Well before any of that, San Diego starter Andrew Cashner took the mound knowing he was very likely making his final start for the Padres, as the hard-throwing right-hander has been at the centre of the MLB rumour mill for weeks.
And he certainly didn’t help his stock early on, as Bautista drew a walk to lead off the game before Donaldson crushed a 94-mph two-seamer over the wall in centre field for an early two-run lead. The very next batter, Encarnacion, drove a ball so hard to the left-centre field wall that he was held to a single. Through the first three batters, it looked like the Blue Jays were in store for a very loud evening.
But Cashner settled in, getting key double plays and called third strikes when he needed them to limit the damage and work around multiple lead-off walks. Justin Smoak hit a rocket 409-feet to centre field in the fifth for a third run, but the Blue Jays weren’t able to get to him for any more.
Marcus Stroman started for the Blue Jays and, with the exception of a mistake curveball in the sixth, pitched quite well. He was crisp and efficient through five innings, allowing only a run in the second when Yangervis Solarte led off with a single and came around to score on a Ryan Schimpf double. Otherwise, Stroman quieted the Padres with a flurry of groundballs and the occasional strikeout, needing just 61 pitches to get through his first five frames.
"I felt great; I felt strong," Stroman said. "I felt like I could throw the ball where I wanted to. Russ and I got on a pretty good roll."
But he allowed a lead-off single to Travis Jankowski in the sixth, and another to Matt Kemp a batter later to put two runners on. Stroman got within an out of escaping the jam, but that’s when Alex Dickerson crushed an 81-mph curveball 435-feet to right-centre to give the Padres a one-run lead.

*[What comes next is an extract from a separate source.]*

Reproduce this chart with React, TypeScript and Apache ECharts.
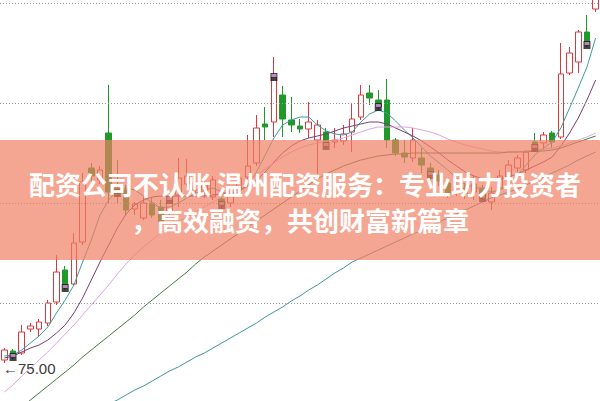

Stroman pitched into the seventh, but was lifted after a two-out walk and a hard double by Jankowski put two runners in scoring position. Joe Biagini came on to induce a weak groundout from Wil Myers to end the threat.
"Dickerson’s really swinging it right now. He’s an impressive looking kid," Gibbons said. "But if you take that away, I thought it was a really good outing for Marcus."
The Blue Jays tied the game in the bottom of that seventh inning against Padres reliever Brad Hand without ever hitting a ball out of the infield. From there, the game wore on into extras, where the Blue Jays were in rough shape with several relievers unavailable to pitch.
So, when Jesse Chavez entered the game in the top of the 10th inning, you knew he was going to be asked to get a lot of Padres out. And for a while he did, as he retired the first eight batters he faced with little issue.
But then Myers sent a rocket to right field for a two-out double in the 12th. And Kemp delivered behind him, driving a 92-mph fastball over the wall in left for a two-run shot, putting the Padres up 6-4.
But that only set the stage for Travis’ dramatics in the bottom half of the inning. As he stood in against Villanueva, fouling off pitch after pitch after pitch, you could feel an energy building through the ballpark—one that erupted as Travis flew into home on the walk-off wild pitch.
"That was unbelievable," Stroman said. "Especially coming from one of our younger guys. To go up in that atmosphere, in that moment, and to be able to grind out an AB like that, and then almost hit a homer and come back and take the next pitch, that shows you the composure that Devon has. It’s incredible."